The breach, reported by Bloomberg on Tuesday, reveals how fragile the safeguards around frontier AI models can be. According to the report, the group gained access using a surprisingly low-tech combination: legitimate credentials from a third-party contractor involved in Anthropic's evaluations, plus clever internet sleuthing to guess the hidden API endpoint by reverse-engineering Anthropic's internal naming conventions (patterns inferred from an earlier Mercor data leak).

They have reportedly been using Mythos regularly for nearly two weeks. Sources emphasize the usage has been non-malicious so far - things like building simple websites - rather than launching cyberattacks.

"We’re investigating a report claiming unauthorized access to Claude Mythos Preview through one of our third-party vendor environments," a spokesperson said in a statement, adding that there's no evidence that the access went beyond a third-party vendor's environment or that it is impacting any of Anthropic's systems.

Project Glasswing

In early April, Anthropic launched Project Glasswing, a defensive cybersecurity initiative built around Mythos Preview.

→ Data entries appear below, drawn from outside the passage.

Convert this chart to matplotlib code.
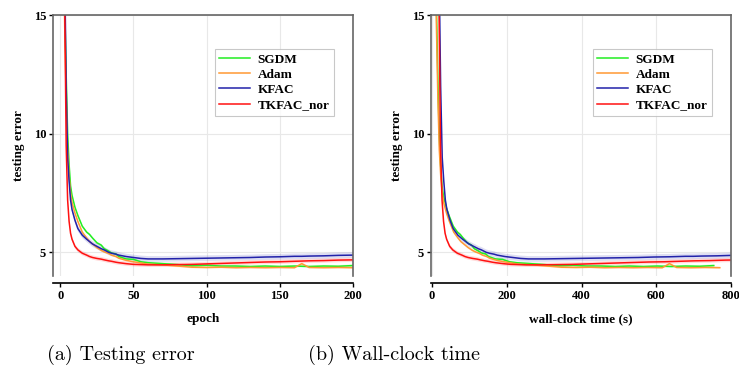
import numpy as np
import matplotlib
matplotlib.use('Agg')
import matplotlib.pyplot as plt

epochs = [0, 2, 3, 4, 5, 6, 7, 8, 10, 12, 15, 18, 20, 22, 25, 28, 30, 33, 35, 38, 40, 45, 50, 55, 60,
          70, 80, 90, 100, 110, 120, 130, 140, 150, 160, 165, 170, 180, 190, 200]

sgdm = [40, 20, 15.5, 12.5, 10.0, 8.7, 7.8, 7.4, 6.9, 6.55, 6.1, 5.85, 5.75, 5.6, 5.4, 5.3, 5.15, 5.05,
        4.97, 4.93, 4.82, 4.72, 4.70, 4.60, 4.56, 4.52, 4.48, 4.43, 4.45, 4.42, 4.42, 4.40, 4.42, 4.40,
        4.42, 4.41, 4.40, 4.42, 4.41, 4.44]
adam = [40, 19, 14.5, 11.5, 9.3, 8.2, 7.5, 7.1, 6.65, 6.3, 5.85, 5.6, 5.45, 5.35, 5.2, 5.08, 5.02, 4.95,
        4.88, 4.82, 4.75, 4.66, 4.60, 4.55, 4.50, 4.47, 4.42, 4.37, 4.36, 4.37, 4.35, 4.36, 4.35, 4.36,
        4.35, 4.52, 4.36, 4.35, 4.36, 4.35]
kfac = [40, 30, 17, 12.0, 9.0, 8.0, 7.2, 6.8, 6.35, 6.0, 5.72, 5.55, 5.45, 5.35, 5.25, 5.15, 5.1, 5.0,
        4.96, 4.92, 4.88, 4.82, 4.78, 4.74, 4.72, 4.72, 4.73, 4.74, 4.75, 4.76, 4.77, 4.78, 4.80, 4.81,
        4.83, 4.83, 4.84, 4.85, 4.87, 4.88]
tkfac = [40, 28, 15.5, 9.5, 7.2, 6.3, 5.8, 5.55, 5.25, 5.1, 4.96, 4.88, 4.82, 4.78, 4.74, 4.71, 4.68,
         4.64, 4.62, 4.58, 4.56, 4.52, 4.49, 4.48, 4.47, 4.47, 4.48, 4.49, 4.51, 4.53, 4.55, 4.57, 4.59,
         4.60, 4.62, 4.63, 4.64, 4.65, 4.67, 4.68]
stds = [0.05, 0.05, 0.12, 0.09]

# seconds per epoch and start-up time
sec_per_epoch = [3.77, 3.85, 4.2, 4.1]
start_time = [0, 0, 6, 6]

names = ['SGDM', 'Adam', 'KFAC', 'TKFAC_nor']
colors = ['#22ee22', '#ff9933', '#2222aa', '#ff1111']
series = [sgdm, adam, kfac, tkfac]

plt.rcParams['font.family'] = ['Liberation Serif', 'DejaVu Serif']
plt.rcParams['font.weight'] = 'bold'

fig = plt.figure(figsize=(7.39, 3.67), dpi=100)
ax1 = fig.add_axes([53 / 739, 1 - 276 / 367, 300 / 739, 261 / 367])
ax2 = fig.add_axes([431 / 739, 1 - 276 / 367, 300 / 739, 261 / 367])

x_ep = np.array(epochs)
for ax, wall in [(ax1, False), (ax2, True)]:
    for name, c, y, s, spe, t0 in zip(names, colors, series, stds, sec_per_epoch, start_time):
        y = np.array(y)
        x = x_ep * spe + t0 if wall else x_ep
        ax.fill_between(x, y - s, y + s, color=c, alpha=0.15, lw=0)
        ax.plot(x, y, color=c, lw=1.1, label=name)
    ax.set_ylim(4.0, 15)
    ax.set_yticks([5, 10, 15])
    ax.grid(True, color='#e8e8e8', lw=0.8)
    ax.set_axisbelow(True)
    for sp in ['top', 'right', 'left']:
        ax.spines[sp].set_color('#666666')
        ax.spines[sp].set_linewidth(1.2)
    ax.spines['bottom'].set_position(('outward', 5))
    ax.spines['bottom'].set_linewidth(1.2)
    ax.tick_params(axis='both', direction='out', length=3, width=1, labelsize=9, pad=2)
    for lab in ax.get_xticklabels() + ax.get_yticklabels():
        lab.set_fontweight('bold')
    ax.set_ylabel('testing error', fontsize=9.5, fontweight='bold', labelpad=6)
    leg = ax.legend(loc='upper right', bbox_to_anchor=(0.937, 0.87), borderaxespad=0, fontsize=9.5,
                    frameon=True, fancybox=False, edgecolor='#bbbbbb', handlelength=2.3,
                    borderpad=0.35, labelspacing=0.22, handletextpad=0.6)
    leg.get_frame().set_linewidth(0.8)
    for t in leg.get_texts():
        t.set_fontweight('bold')

ax1.set_xlim(-5, 200)
ax1.set_xticks([0, 50, 100, 150, 200])
ax1.set_xlabel('epoch', fontsize=9.5, fontweight='bold', labelpad=8)
ax2.set_xlim(-3, 800)
ax2.set_xticks([0, 200, 400, 600, 800])
ax2.set_xlabel('wall-clock time (s)', fontsize=9.5, fontweight='bold', labelpad=8)

fig.text(121 / 739, 1 - 355 / 367, '(a) Testing error', ha='center', va='center', fontsize=14.5,
         family='cmr10', fontweight='normal')
fig.text(394 / 739, 1 - 355 / 367, '(b) Wall-clock time', ha='center', va='center', fontsize=14.5,
         family='cmr10', fontweight='normal')

fig.savefig('out.png', dpi=100)
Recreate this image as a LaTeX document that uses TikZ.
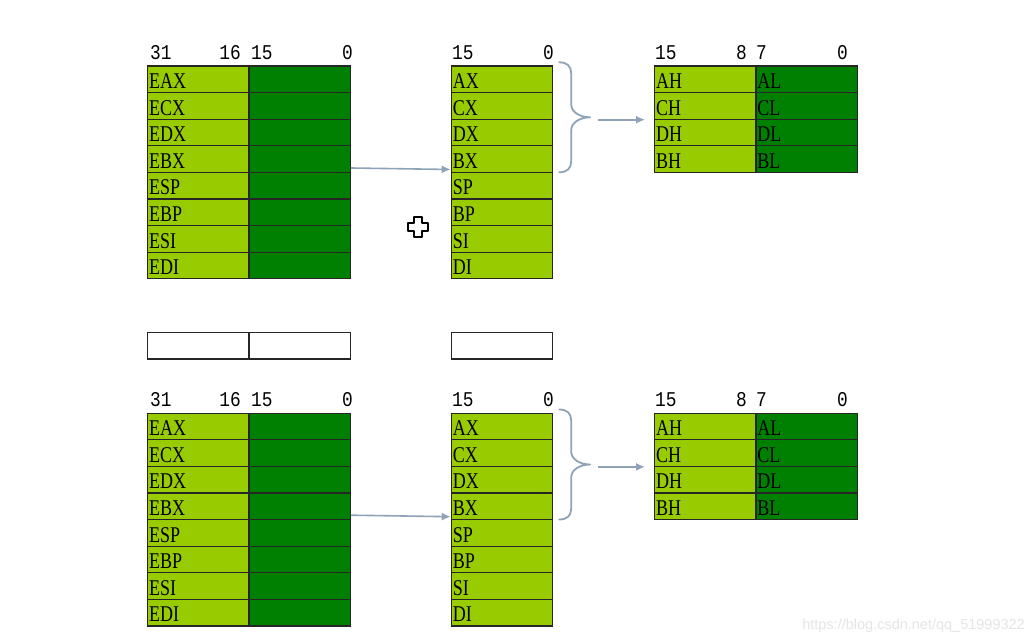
\documentclass[tikz,border=0pt]{standalone}
\usepackage{fontspec}
\newfontfamily\regfont{Liberation Serif}[FakeStretch=0.8]
\newfontfamily\numfont{Liberation Mono}[FakeStretch=0.85]
\newfontfamily\wmfont{Liberation Sans}
\usetikzlibrary{arrows.meta}
\definecolor{lg}{HTML}{99CC00}
\definecolor{dg}{HTML}{008000}
\definecolor{ac}{HTML}{8FA3B8}
\tikzset{
  cellbox/.style={draw=black!85, line width=1.2pt, minimum width=101.3pt, minimum height=26.6pt,
    inner xsep=1.5pt, inner ysep=0pt, text width=98.3pt, align=left, anchor=north west,
    font=\regfont\fontsize{22.5}{22.5}\selectfont, text height=18.5pt, text depth=0pt},
  lcell/.style={cellbox, fill=lg},
  dcell/.style={cellbox, fill=dg},
  wcell/.style={cellbox, fill=white},
  hdr/.style={font=\numfont\fontsize{21}{21}\selectfont, inner sep=0pt},
  arr/.style={draw=ac, line width=1.6pt, -{Latex[length=9pt,width=8pt]}},
  bracestyle/.style={draw=ac, line width=1.8pt, line cap=round, line join=round},
}
\newcommand\regset[2]{%
  \node[hdr, anchor=base west] (#2h31) at (150,#1-6) {31};
  \node[hdr, anchor=base east] (#2h16) at (241,#1-6) {16};
  \node[hdr, anchor=base west] (#2h15) at (251,#1-6) {15};
  \node[hdr, anchor=base east] (#2h0) at (353,#1-6) {0};
  \node[hdr, anchor=base west] (#2mh15) at (452,#1-6) {15};
  \node[hdr, anchor=base east] (#2mh0) at (554,#1-6) {0};
  \node[hdr, anchor=base west] (#2rh15) at (655,#1-6) {15};
  \node[hdr, anchor=base east] (#2rh8) at (747,#1-6) {8};
  \node[hdr, anchor=base west] (#2rh7) at (756,#1-6) {7};
  \node[hdr, anchor=base east] (#2rh0) at (848,#1-6) {0};
  \foreach \a/\b [count=\i] in {EAX/AX,ECX/CX,EDX/DX,EBX/BX,ESP/SP,EBP/BP,ESI/SI,EDI/DI}{
    \node[lcell] (#2lh\i) at (147,{#1+(\i-1)*26.6}) {\a};
    \node[dcell] (#2ll\i) at (248.3,{#1+(\i-1)*26.6}) {};
    \node[lcell] (#2m\i) at (450.7,{#1+(\i-1)*26.6}) {\b};
  }
  \foreach \h/\l [count=\i] in {AH/AL,CH/CL,DH/DL,BH/BL}{
    \node[lcell] (#2rh\i) at (654,{#1+(\i-1)*26.6}) {\h};
    \node[dcell] (#2rl\i) at (755.3,{#1+(\i-1)*26.6}) {\l};
  }
  \draw[arr] ([yshift=-9pt]#2ll4.east) -- ([yshift=-10.5pt]#2m4.west);
  \coordinate (#2bt) at ([xshift=6pt,yshift=3pt]#2m1.north east);
  \draw[bracestyle] (#2bt) .. controls +(8,0) and +(0,-7) .. ++(12,11) -- ++(0,31)
     .. controls +(0,8) and +(-10,0) .. ++(19,13) .. controls +(-10,0) and +(0,-8) .. ++(-19,13)
     -- ++(0,31) .. controls +(0,7) and +(8,0) .. ++(-12,11);
  \draw[arr] ([xshift=45pt]#2m2.south east) -- ([xshift=-9pt]#2rh2.south west);
}
\begin{document}
\begin{tikzpicture}[x=1pt,y=-1pt]
\useasboundingbox[fill=white] (0,0) rectangle (1035,642);
\regset{65.3}{t}
\regset{412.5}{b}
% empty boxes
\node[wcell] (w1) at (147,331.7) {};
\node[wcell] (w2) at (248.3,331.7) {};
\node[wcell] (w3) at (450.7,331.7) {};
% cursor
\draw[black, line width=1.3pt, fill=white, line join=round]
  (414,217) -- (422,217) -- (422,223) -- (428,223) -- (428,231) -- (422,231) -- (422,237)
  -- (414,237) -- (414,231) -- (408,231) -- (408,223) -- (414,223) -- cycle;
% watermark
\node[font=\wmfont\fontsize{14.5}{14.5}\selectfont, text=black!10, anchor=base east, inner sep=0pt]
  (wm) at (1025,629) {https://blog.csdn.net/qq\_51999322};
\end{tikzpicture}
\end{document}
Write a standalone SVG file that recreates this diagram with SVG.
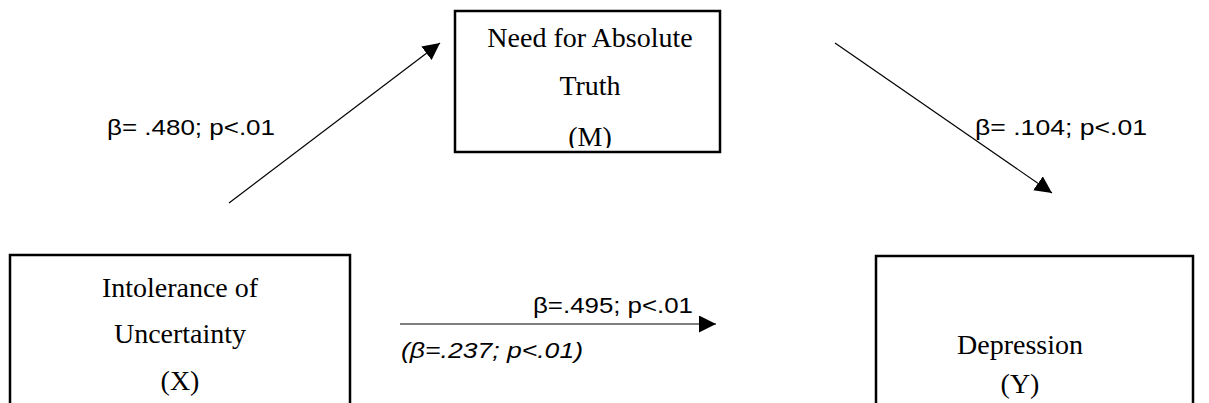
<svg xmlns="http://www.w3.org/2000/svg" width="1209" height="403" viewBox="0 0 1209 403">
<style>
.box{fill:#fff;stroke:#000;stroke-width:2.5}
.nt{font-family:"Liberation Serif","Times New Roman",serif;font-size:28px;fill:#000;text-anchor:middle}
.lb{font-family:"Liberation Sans",Arial,sans-serif;font-size:22px;fill:#000}
.ln{stroke:#000;stroke-width:1.2;fill:none}
</style>
<defs>
<marker id="ah" viewBox="0 0 10 10" refX="10" refY="5" markerWidth="17" markerHeight="17" markerUnits="userSpaceOnUse" orient="auto">
<path d="M0,0 L10,5 L0,10 z" fill="#000"/>
</marker>
<clipPath id="cm"><rect x="455" y="11" width="265" height="137"/></clipPath>
</defs>
<rect width="1209" height="403" fill="#fff"/>
<g id="node-m">
<rect class="box" x="455" y="11" width="265" height="141"/>
<g clip-path="url(#cm)">
<text class="nt" x="590" y="47">Need for Absolute</text>
<text class="nt" x="590" y="95">Truth</text>
<text class="nt" x="590" y="146">(M)</text>
</g>
</g>
<g id="node-x">
<rect class="box" x="10" y="255" width="340" height="170"/>
<text class="nt" x="180" y="297">Intolerance of</text>
<text class="nt" x="180" y="343">Uncertainty</text>
<text class="nt" x="180" y="390">(X)</text>
</g>
<g id="node-y">
<rect class="box" x="876" y="256" width="317" height="170"/>
<text class="nt" x="1020" y="354">Depression</text>
<text class="nt" x="1020" y="393">(Y)</text>
</g>
<g id="connectors">
<line class="ln" x1="229" y1="203" x2="440" y2="43" marker-end="url(#ah)"/>
<line class="ln" x1="835" y1="43" x2="1052" y2="193" marker-end="url(#ah)"/>
<line class="ln" x1="400" y1="324" x2="716" y2="324" marker-end="url(#ah)"/>
</g>
<g id="labels">
<text class="lb" x="107" y="135" textLength="168" lengthAdjust="spacingAndGlyphs">β= .480; p&lt;.01</text>
<text class="lb" x="975" y="135" textLength="172" lengthAdjust="spacingAndGlyphs">β= .104; p&lt;.01</text>
<text class="lb" x="533" y="313" textLength="160" lengthAdjust="spacingAndGlyphs">β=.495; p&lt;.01</text>
<text class="lb" x="401" y="358" font-style="italic" textLength="182" lengthAdjust="spacingAndGlyphs">(β=.237; p&lt;.01)</text>
</g>
</svg>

The 12 launch partners included Amazon Web Services, Apple, Microsoft, Google, Cisco, CrowdStrike, Palo Alto Networks, NVIDIA, Broadcom, JPMorgan Chase, and the Linux Foundation, along with over 40 additional critical software organizations. The explicit goal was to give these defenders a head start: let Mythos hunt for vulnerabilities in their own systems and major open-source projects before malicious actors could weaponize the same capabilities.

Anthropic's own red-team testing reportedly showed Mythos could find and chain complex zero-days that had remained hidden for decades in software like Linux, OpenBSD, and FFmpeg.

Even as the Pentagon formally labeled Anthropic a “supply-chain risk” in March 2026 - citing the company’s refusal to remove ethical guardrails that would allow its models to be used for mass domestic surveillance and autonomous weapons - other key parts of the U.S. government have moved with urgency to embrace the very same technology. The National Security Agency is already actively using Claude Mythos Preview, while the White House’s Office of Management and Budget circulated an internal memo on Monday directing federal agencies to begin leveraging the model for vulnerability discovery in government networks. The Treasury Department has been particularly aggressive, rushing to secure access and convening major bank CEOs for urgent red-teaming sessions after being warned that Mythos could "hack every major system."

A Low-Tech Breach

The unauthorized access was deceptively simple. One member of the Discord group (a private forum focused on hunting unreleased AI models) had legitimate access as a worker at a third-party contractor. Using knowledge of Anthropic's naming patterns, the group correctly guessed the private API endpoint for Mythos Preview on the very same day the limited release was announced.

Once inside, they continued using the model without triggering obvious alarms.

So, here's where we are: these AI models are becoming so powerful that even their creators treat them with extreme caution - yet the operational security surrounding them can still fall to basic tactics like credential misuse and URL guessing.

As of Wednesday, Anthropic has offered no further updates on its investigation, no timeline, and no announcement of technical fixes such as credential rotation or endpoint randomization. There is still no public evidence of malicious use by the Discord group - however, the breach raises serious questions about how many other restricted AI systems might be leaking through similar third-party or supply-chain vulnerabilities.